● WHAT YOU ARE ASKED TO DO
Omit every picture, and retype the lines that run from the beginning of the data below through the line containing "Arial, Helvetica, sans-serif';", inclusive.

Start of AVAILABLE DATA

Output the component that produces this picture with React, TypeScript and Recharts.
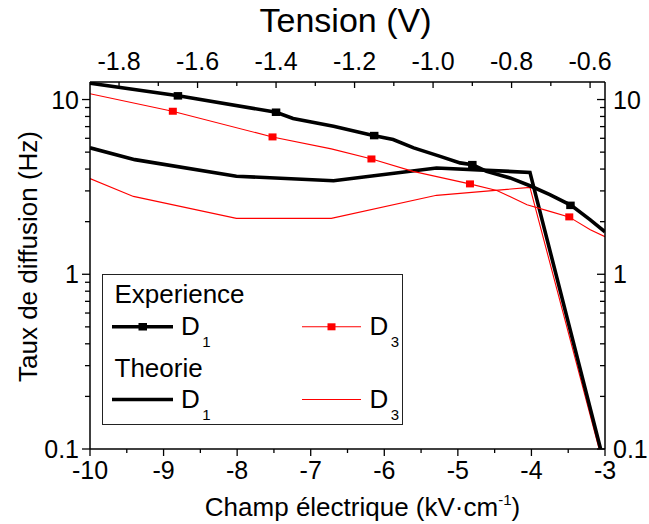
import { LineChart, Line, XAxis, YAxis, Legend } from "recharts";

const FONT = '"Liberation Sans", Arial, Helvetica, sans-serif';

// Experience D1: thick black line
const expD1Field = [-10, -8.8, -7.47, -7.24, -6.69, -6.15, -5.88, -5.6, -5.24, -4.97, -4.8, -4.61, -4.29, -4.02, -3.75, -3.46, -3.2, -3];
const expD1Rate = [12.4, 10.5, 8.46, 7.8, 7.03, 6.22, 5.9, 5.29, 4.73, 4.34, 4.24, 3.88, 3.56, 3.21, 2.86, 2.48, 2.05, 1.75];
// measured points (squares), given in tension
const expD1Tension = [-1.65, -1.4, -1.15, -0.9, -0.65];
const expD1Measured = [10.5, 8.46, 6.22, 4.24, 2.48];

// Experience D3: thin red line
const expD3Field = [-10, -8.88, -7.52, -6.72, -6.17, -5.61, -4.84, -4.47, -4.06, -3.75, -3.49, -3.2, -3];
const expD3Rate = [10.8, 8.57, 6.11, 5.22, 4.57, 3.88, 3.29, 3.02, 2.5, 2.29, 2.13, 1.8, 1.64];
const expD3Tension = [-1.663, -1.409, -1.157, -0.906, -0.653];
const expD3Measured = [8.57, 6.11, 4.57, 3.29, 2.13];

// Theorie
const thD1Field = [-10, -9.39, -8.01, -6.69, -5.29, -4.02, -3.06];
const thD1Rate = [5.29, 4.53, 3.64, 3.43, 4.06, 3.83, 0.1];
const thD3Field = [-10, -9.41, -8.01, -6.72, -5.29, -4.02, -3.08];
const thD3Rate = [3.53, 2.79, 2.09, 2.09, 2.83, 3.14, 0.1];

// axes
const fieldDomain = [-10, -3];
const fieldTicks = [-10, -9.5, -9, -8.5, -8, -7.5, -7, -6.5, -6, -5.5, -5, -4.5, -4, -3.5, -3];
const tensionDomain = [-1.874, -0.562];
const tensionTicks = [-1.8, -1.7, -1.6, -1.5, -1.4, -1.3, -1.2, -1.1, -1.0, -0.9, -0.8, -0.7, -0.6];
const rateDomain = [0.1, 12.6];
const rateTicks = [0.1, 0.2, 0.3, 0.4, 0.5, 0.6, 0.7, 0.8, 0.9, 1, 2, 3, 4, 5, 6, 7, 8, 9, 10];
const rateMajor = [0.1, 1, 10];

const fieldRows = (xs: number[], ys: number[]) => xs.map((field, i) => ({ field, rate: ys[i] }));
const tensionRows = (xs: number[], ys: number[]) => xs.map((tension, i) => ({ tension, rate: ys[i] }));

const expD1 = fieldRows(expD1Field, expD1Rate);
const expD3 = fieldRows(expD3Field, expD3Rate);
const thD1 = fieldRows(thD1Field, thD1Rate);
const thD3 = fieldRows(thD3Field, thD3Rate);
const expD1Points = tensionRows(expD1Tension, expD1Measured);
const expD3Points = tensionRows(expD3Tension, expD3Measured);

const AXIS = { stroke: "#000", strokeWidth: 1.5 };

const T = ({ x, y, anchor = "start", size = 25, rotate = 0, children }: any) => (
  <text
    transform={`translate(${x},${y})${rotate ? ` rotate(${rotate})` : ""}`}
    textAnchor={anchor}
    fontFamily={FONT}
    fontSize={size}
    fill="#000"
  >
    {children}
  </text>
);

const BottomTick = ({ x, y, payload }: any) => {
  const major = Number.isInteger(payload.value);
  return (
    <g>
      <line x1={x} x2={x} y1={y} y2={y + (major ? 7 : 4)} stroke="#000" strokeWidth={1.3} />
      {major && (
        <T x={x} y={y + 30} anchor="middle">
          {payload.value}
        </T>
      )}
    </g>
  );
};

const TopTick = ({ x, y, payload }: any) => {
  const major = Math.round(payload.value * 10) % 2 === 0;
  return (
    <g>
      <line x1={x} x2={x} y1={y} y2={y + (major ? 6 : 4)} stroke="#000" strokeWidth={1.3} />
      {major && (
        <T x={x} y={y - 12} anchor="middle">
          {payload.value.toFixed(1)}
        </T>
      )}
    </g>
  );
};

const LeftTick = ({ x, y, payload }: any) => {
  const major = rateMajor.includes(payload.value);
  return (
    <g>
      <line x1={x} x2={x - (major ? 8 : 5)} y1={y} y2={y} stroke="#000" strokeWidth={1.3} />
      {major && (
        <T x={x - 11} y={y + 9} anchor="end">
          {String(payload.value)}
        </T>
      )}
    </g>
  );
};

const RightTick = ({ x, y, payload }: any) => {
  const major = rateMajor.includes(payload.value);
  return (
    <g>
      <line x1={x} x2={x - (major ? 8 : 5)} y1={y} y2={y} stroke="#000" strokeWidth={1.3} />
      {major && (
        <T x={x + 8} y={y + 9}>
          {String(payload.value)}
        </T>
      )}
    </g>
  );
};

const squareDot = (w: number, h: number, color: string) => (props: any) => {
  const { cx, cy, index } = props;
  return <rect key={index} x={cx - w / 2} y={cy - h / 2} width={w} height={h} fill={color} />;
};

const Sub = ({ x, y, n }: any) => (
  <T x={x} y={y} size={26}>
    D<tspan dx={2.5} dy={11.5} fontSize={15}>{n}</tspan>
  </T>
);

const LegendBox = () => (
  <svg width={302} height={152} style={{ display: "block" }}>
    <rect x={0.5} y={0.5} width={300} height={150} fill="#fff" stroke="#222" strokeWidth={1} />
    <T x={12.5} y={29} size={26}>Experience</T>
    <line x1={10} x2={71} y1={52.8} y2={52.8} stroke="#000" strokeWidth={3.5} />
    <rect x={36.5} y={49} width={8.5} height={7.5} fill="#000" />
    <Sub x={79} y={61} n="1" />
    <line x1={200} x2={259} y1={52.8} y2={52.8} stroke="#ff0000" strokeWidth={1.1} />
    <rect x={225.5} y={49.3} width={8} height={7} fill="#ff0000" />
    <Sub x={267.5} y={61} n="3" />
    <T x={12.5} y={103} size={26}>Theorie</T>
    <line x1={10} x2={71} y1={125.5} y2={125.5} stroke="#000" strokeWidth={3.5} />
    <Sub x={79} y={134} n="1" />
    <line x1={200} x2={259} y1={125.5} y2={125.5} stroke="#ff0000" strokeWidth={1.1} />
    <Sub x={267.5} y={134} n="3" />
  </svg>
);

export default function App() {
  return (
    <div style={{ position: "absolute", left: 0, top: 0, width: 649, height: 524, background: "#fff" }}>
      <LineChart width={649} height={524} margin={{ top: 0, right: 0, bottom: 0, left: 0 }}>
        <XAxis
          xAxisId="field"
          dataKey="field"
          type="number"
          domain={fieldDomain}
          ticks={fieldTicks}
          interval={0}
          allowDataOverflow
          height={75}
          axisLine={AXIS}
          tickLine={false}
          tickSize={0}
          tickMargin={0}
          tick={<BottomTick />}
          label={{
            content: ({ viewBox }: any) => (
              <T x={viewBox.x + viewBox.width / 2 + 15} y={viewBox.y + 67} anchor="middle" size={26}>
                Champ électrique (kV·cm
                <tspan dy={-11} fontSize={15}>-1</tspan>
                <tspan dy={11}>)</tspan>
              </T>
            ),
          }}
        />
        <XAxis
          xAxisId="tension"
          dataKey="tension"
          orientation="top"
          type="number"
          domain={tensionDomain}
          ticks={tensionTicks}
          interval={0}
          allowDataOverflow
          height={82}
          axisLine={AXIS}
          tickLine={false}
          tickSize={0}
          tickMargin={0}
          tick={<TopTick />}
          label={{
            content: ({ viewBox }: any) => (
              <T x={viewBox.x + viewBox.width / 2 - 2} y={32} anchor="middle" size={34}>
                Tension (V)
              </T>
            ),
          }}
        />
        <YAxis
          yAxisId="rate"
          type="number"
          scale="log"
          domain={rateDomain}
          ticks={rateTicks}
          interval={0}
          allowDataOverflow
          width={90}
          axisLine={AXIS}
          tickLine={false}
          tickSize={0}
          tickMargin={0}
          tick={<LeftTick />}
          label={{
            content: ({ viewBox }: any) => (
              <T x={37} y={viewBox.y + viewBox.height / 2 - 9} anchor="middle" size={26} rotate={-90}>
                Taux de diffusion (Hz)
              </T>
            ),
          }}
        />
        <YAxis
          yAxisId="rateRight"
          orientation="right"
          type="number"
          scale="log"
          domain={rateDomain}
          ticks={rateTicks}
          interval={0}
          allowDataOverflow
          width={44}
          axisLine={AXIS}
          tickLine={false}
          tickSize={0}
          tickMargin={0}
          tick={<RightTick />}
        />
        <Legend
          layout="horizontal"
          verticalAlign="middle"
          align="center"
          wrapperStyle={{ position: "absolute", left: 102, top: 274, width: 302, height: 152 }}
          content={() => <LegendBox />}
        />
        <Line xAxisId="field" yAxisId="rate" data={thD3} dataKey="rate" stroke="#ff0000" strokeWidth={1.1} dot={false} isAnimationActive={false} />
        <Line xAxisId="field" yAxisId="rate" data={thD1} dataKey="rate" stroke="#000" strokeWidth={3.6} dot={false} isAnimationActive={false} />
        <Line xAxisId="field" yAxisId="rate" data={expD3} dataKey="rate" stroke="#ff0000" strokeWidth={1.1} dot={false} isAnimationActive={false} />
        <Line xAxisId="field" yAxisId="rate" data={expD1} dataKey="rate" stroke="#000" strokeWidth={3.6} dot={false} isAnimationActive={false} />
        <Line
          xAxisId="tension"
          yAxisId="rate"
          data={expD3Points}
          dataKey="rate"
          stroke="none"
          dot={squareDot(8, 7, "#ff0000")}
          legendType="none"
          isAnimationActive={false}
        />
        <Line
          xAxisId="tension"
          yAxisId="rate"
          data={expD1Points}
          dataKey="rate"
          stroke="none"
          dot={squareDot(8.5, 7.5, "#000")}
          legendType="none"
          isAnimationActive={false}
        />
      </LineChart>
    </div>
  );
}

End of AVAILABLE DATA

● REPLY
Output the component that produces this picture with React, TypeScript and Recharts.
import { LineChart, Line, XAxis, YAxis, Legend } from "recharts";

const FONT = '"Liberation Sans", Arial, Helvetica, sans-serif';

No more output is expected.